SHORT EXERCISE —
Check every line of the data below for the string "this", and copy the ones that hold it.

DATASET RECORDS —
◆ ◆ ◆
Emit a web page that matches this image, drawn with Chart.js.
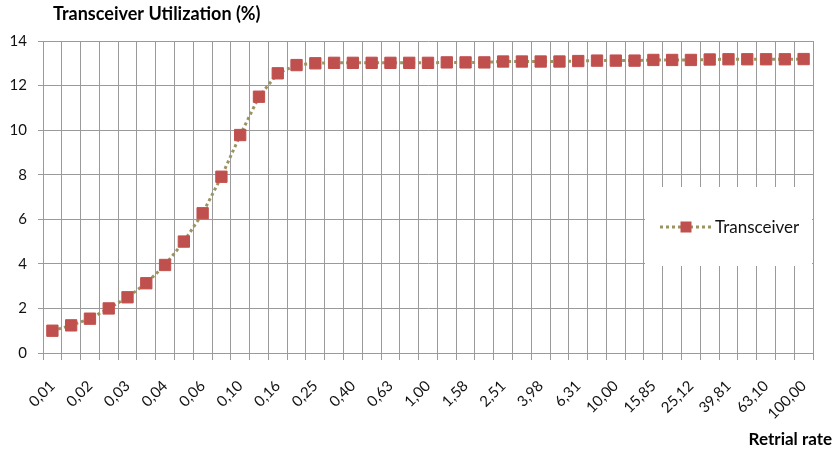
◆ ◆ ◆
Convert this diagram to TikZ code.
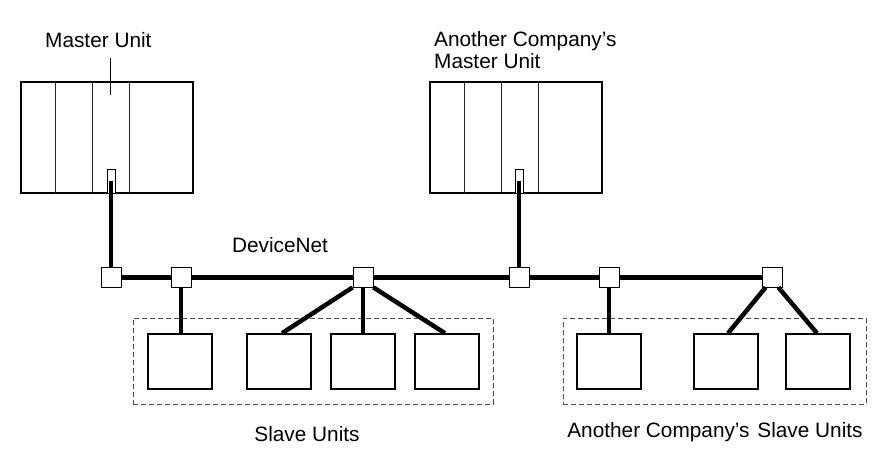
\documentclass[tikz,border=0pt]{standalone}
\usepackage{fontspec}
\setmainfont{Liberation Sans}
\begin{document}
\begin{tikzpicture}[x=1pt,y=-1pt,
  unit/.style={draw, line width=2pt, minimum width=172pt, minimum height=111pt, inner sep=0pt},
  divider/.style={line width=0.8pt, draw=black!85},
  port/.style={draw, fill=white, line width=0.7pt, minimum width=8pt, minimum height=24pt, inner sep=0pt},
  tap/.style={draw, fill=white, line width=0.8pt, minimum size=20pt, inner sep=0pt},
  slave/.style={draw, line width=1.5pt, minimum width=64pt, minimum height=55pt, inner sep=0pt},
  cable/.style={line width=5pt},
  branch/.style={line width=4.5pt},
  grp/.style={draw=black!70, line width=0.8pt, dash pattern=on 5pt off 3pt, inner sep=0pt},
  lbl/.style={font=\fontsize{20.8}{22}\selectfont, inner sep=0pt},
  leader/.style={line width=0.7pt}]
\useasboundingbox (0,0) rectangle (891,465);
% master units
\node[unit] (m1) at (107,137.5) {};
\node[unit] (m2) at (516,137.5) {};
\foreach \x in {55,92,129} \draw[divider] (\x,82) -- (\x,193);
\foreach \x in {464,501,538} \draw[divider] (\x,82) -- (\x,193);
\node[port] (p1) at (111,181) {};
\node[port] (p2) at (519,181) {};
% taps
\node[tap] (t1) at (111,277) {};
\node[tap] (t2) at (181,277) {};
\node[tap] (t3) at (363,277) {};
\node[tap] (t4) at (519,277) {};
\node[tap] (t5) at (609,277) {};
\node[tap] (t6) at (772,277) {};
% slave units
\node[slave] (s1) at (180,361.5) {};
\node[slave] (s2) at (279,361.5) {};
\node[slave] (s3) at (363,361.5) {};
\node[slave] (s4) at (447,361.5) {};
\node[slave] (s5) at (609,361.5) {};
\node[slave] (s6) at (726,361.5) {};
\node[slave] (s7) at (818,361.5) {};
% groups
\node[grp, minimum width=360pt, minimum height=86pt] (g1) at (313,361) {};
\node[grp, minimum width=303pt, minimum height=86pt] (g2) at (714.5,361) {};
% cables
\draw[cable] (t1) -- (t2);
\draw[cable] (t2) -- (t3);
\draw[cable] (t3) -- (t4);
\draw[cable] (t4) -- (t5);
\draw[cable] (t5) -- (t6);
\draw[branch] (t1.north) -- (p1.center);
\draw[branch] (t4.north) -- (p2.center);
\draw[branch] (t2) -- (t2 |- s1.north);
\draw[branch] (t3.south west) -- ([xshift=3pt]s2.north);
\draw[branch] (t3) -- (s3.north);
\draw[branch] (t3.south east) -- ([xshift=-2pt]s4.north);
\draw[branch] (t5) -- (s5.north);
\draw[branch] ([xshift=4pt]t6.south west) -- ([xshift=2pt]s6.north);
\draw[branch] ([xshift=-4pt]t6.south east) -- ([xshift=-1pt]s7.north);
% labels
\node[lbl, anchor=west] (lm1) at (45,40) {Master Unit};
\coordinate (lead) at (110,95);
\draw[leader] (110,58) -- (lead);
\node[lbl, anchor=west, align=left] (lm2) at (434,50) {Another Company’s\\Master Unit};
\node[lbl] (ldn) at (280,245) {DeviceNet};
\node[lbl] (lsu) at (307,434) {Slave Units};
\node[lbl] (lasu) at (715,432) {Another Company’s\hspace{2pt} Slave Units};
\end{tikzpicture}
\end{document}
◆ ◆ ◆
RESPONSE TO THE TASK —
Emit a web page that matches this image, drawn with Chart.js.
Convert this diagram to TikZ code.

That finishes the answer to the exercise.